As Judge Ketanji Brown Jackson's Senate Judiciary Committee hearing gets underway Monday, President Joe Biden's nominee disclosed a 1997 letter to the editor where she was publicly critical of a journalist and espousing bias as a clerk of a federal judge.
Boston Herald columnist Don Feder, writing about dangers of open borders in 1997, was rebuked by then-clerk Jackson as "irredeemably evil," The Washington Free Beacon reported, reviewing the editorial and her response.
"To my mind, he's also like the liberal's purported view of American history — irredeemably evil," Jackson wrote of Feder, according to the letter disclosed to the Senate Judiciary Committee before the start of her hearings.
Judicial Crisis Network President Carrie Severino expressed concern of bias in Jackson's public remarks and breaking of code of conduct norms that binds federal judges and — by connection — their clerks, she argued.

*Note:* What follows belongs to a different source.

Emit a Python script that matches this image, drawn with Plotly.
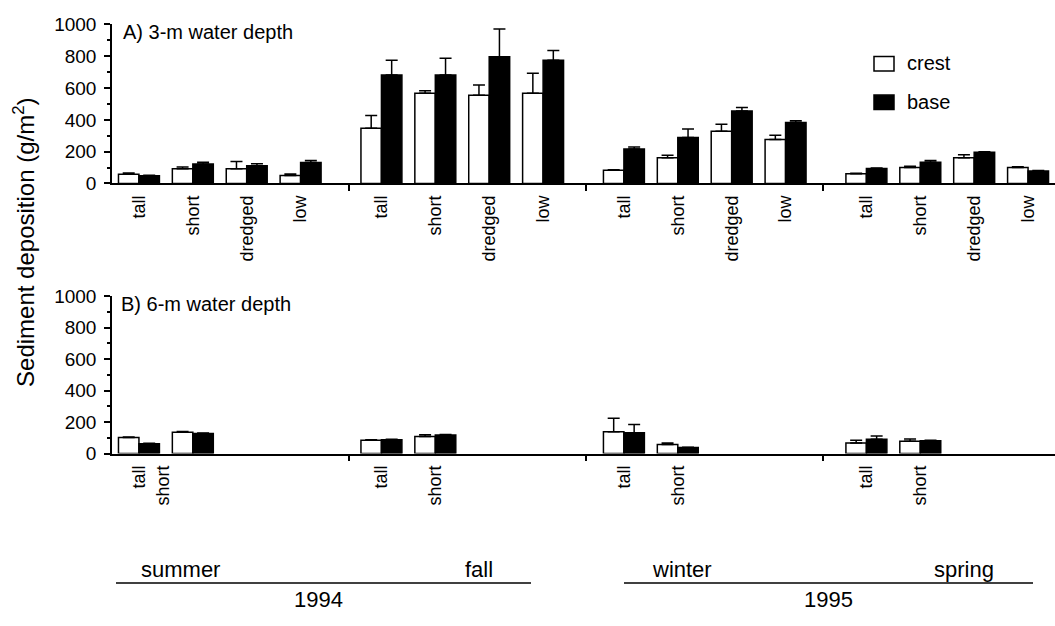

"The code of judicial conduct that prohibits federal judges from engaging in any activity that would undermine their independence or impartiality likewise binds their law clerks, so it is troubling that Jackson would write such a letter while serving as a clerk," Severino said. "It shows a lack of awareness on her part regarding the role of the judiciary."
Feder's column broached race, leading Jackson to weigh in.
"I'd sleep a bit easier if Louis Farrakhan wasn't the most admired man in the Black community," Feder wrote. "I wish minority voters didn't feel compelled to elect a gonif (the late Harold Washington), a total incompetent (David Dinkins), or a coke-head (Marion Barry) to high public office because he's a brother."
Jackson's response denounced Feder as "racist" and "irredeemably evil," according to the Beacon.
"For someone who claims not to consider certain groups morally or intellectually inferior to his own, Don Feder spends much of his column spewing out disagreeable facts about the high-crime rate in the black community and denouncing black voters for selecting incompetent, incorrigible, or inebriated leaders," Jackson wrote.
"By his own definition, Feder is a racist," adding, he is "irredeemably evil."
Jackson was nominated by Biden, by design, as the first Black woman to the Supreme Court, making race an issue for this week's confirmation hearings. The past confirmations of former President Donald Trump's Supreme Court nominees have been politically charged, setting a public stage for Democrat and Republican battles in a midterm election year.
Jackson's hearings are also unique, because she would replace Justice Stephen Breyer, who is retiring at the end of this session in June, but Jackson might be confirmed before Breyer's service has concluded.